Linear Nonalgebra and the Theory of Ungraphs (Ada Morse)
This talk will begin with an exploration of what a theory of linear algebra without reference to algebraic operations might look like. Having found a reasonable contender, we will demonstrate its utility by constructing from it the subtheory of graphs without reference to vertex adjacency. Time permitting, we’ll look at a topological generalization of this subtheory.
Introduction to Fourier Series (Dylan Casey)
We’ll begin with Dirichlet’s Problem and derive the Fourier series for specific conditions. While giving us a unique solution to this problem, it raises more questions than it answers, some of which we will address.
Introduction to Zhang’s Bounded Prime Gaps Proof (Jack Dalton)
In this first talk, I’ll give some initial comments on bounded prime gaps, define some fun functions, and (time permitted) give an overview of the proof’s technique.
Elliptic Curves (Garvin Gaston)
An introduction to the arithmetic and geometry of elliptic curves, elliptic curves over C, and some discussion of how elliptic curves are being used in cryptography.
Beating Your Friends at Board Games: An Introduction to Combinatorial Game Theory (Sam Backlund)
In this first of a series of talks, we will introduce and play some simple combinatorial games and discuss the basics of their analysis. A combinatorial game is one in which play alternates over turns, and all information about the state of the game is public. For example, Tic-Tac-Toe and chess are combinatorial games while poker is not, as cards in a player’s hand cannot be seen by others. We will develop a working vocabulary and toolbox of theorems to determine when we can say a game is solved, what an ideal move is in a certain game state, whether there are advantages built in to the game’s design, etc, and in doing so develop potent mathematical methods to determine gaming strategies. Our goal throughout this series will be to heighten our appreciation of games of strategy rather than take the fun out of them. Come prepared to pit your wits against UVM’s mathematical community!
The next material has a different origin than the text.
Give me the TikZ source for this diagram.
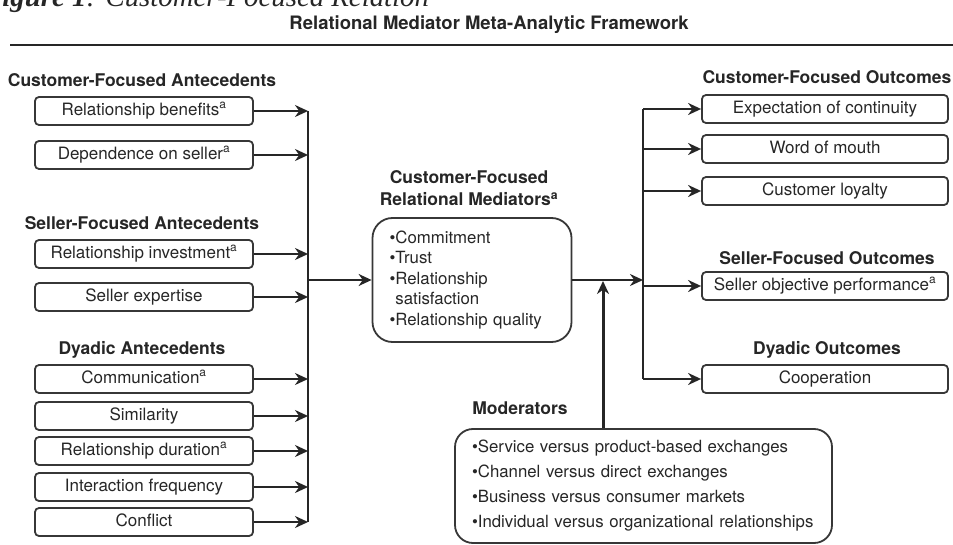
\documentclass[tikz,border=0pt]{standalone}
\usepackage{fontspec}
\setmainfont{TeX Gyre Heros}
\newfontfamily\captfont{Liberation Serif}
\usetikzlibrary{arrows.meta, positioning}
\definecolor{inkgray}{RGB}{38,38,38}
\definecolor{boxgray}{RGB}{55,55,55}
\newcommand\supa{\textsuperscript{a}}

\begin{document}
\begin{tikzpicture}[x=1pt, y=-1pt, color=inkgray, font=\fontsize{17}{20}\selectfont,
    head/.style={font=\fontsize{17.5}{22}\selectfont\bfseries, inner sep=0pt},
    ante/.style={draw=boxgray, line width=1.8pt, rounded corners=4pt, minimum width=218pt,
        minimum height=28pt, inner sep=0pt, text height=12pt, text depth=3.5pt},
    outc/.style={ante, minimum width=246pt},
    bigbox/.style={draw=boxgray, line width=1.8pt, align=left, inner ysep=0pt},
    arr/.style={-{Stealth[length=13pt,width=12pt]}, line width=2.4pt},
    bus/.style={line width=2.2pt}]
    \useasboundingbox (0,0) rectangle (953,545);
    \clip (0,0) rectangle (953,545);

    % caption and title
    \node[anchor=base west, inner sep=0pt, font=\fontsize{28.8}{30}\selectfont\captfont\itshape]
        (capt) at (-17,7) {\textbf{Figure 1}: Customer-Focused Relation};
    \node[font=\fontsize{18.5}{22}\selectfont\bfseries] (title) at (489,25)
        {Relational Mediator Meta-Analytic Framework};
    \coordinate (rulel) at (10,45);
    \coordinate (ruler) at (953,45);
    \draw[line width=2.6pt] (rulel) -- (ruler);

    % antecedents
    \node[head] (cfa) at (142,80) {Customer-Focused Antecedents};
    \node[head] (sfa) at (142,223) {Seller-Focused Antecedents};
    \node[head] (dya) at (142,350) {Dyadic Antecedents};
    \coordinate (lbus) at (308,280);
    \foreach \nm/\y/\txt in {
        benef/111/{Relationship benefits\supa},
        depend/155/{Dependence on seller\supa},
        invest/254/{Relationship investment\supa},
        expert/297/{Seller expertise},
        commun/379/{Communication\supa},
        simil/416/{Similarity},
        durat/451/{Relationship duration\supa},
        freq/487/{Interaction frequency},
        confl/522/{Conflict}}
    {
        \node[ante] (\nm) at (144,\y) {\txt};
        \draw[arr] (\nm.east) -- (\nm.east -| lbus);
    }
    \draw[bus] (benef.east -| lbus) -- (confl.east -| lbus);

    % mediators
    \node[head, align=center, font=\fontsize{17.5}{22}\selectfont\bfseries] (medt) at (469,188)
        {Customer-Focused\\Relational Mediators\supa};
    \node[bigbox, rounded corners=20pt, minimum width=199pt, minimum height=124pt,
        text width=165pt, inner xsep=17pt, font=\fontsize{16.8}{20.5}\selectfont] (med) at (472,280)
        {\textbullet Commitment\\ \textbullet Trust\\ \textbullet Relationship\\
         \hphantom{\textbullet}satisfaction\\ \textbullet Relationship quality};
    \draw[arr] (lbus) -- (med.west);

    % outcomes
    \node[head] (cfo) at (827,77) {Customer-Focused Outcomes};
    \node[head] (sfo) at (827,258) {Seller-Focused Outcomes};
    \node[head] (dyo) at (827,350) {Dyadic Outcomes};
    \coordinate (rbus) at (643,280);
    \draw[arr] (med.east) -- (rbus);
    \foreach \nm/\y/\txt in {
        contin/109/{Expectation of continuity},
        mouth/149/{Word of mouth},
        loyal/191/{Customer loyalty},
        perf/286/{Seller objective performance\supa},
        coop/379/{Cooperation}}
    {
        \node[outc] (\nm) at (825,\y) {\txt};
        \draw[arr, line width=2pt] (\nm.west -| rbus) -- (\nm.west);
    }
    \draw[bus] (contin.west -| rbus) -- (coop.west -| rbus);

    % moderators
    \node[head] (modt) at (520,408) {Moderators};
    \node[bigbox, rounded corners=18pt, minimum width=377pt, minimum height=114pt,
        text width=355pt, inner xsep=11pt, font=\fontsize{16.8}{25}\selectfont] (mod) at (643.5,486)
        {\hspace*{6pt}\textbullet Service versus product-based exchanges\\
         \hspace*{6pt}\textbullet Channel versus direct exchanges\\
         \hspace*{6pt}\textbullet Business versus consumer markets\\
         \hspace*{6pt}\textbullet Individual versus organizational relationships};
    \coordinate (mjoin) at (603,281);
    \draw[arr, line width=3pt] (mod.north -| mjoin) -- (mjoin);
\end{tikzpicture}
\end{document}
Curvature: The Fundamentals (Ryan Gallagher)
At the backbone of differential geometry sits the notion of curvature, a quantity measuring how much a curve or surface “curves” at a given point. In this talk, we will introduce the basics of planar differential geometry, including parameterizations of curves, various notions of the curvature vector, and the topology of curves. This talk aims to build a working understanding of curvature with the goal of later applying that knowledge to understanding the mean curvature flow, or curve-shortening flow, of planar curves.
Origami Knots in Graphs (Ada Morse)
Inspired by a topological obstruction to the origami method of DNA nanostructure self-assembly design, we define and study origami knots in Eulerian graphs embedded on orientable surfaces in 3-space. We present a complete characterization of origami knots in naturally-defined infinite families of triangular and rectangular toroidal grids, and discuss origami knots in composites of both types of grids embedded on higher-genus surfaces.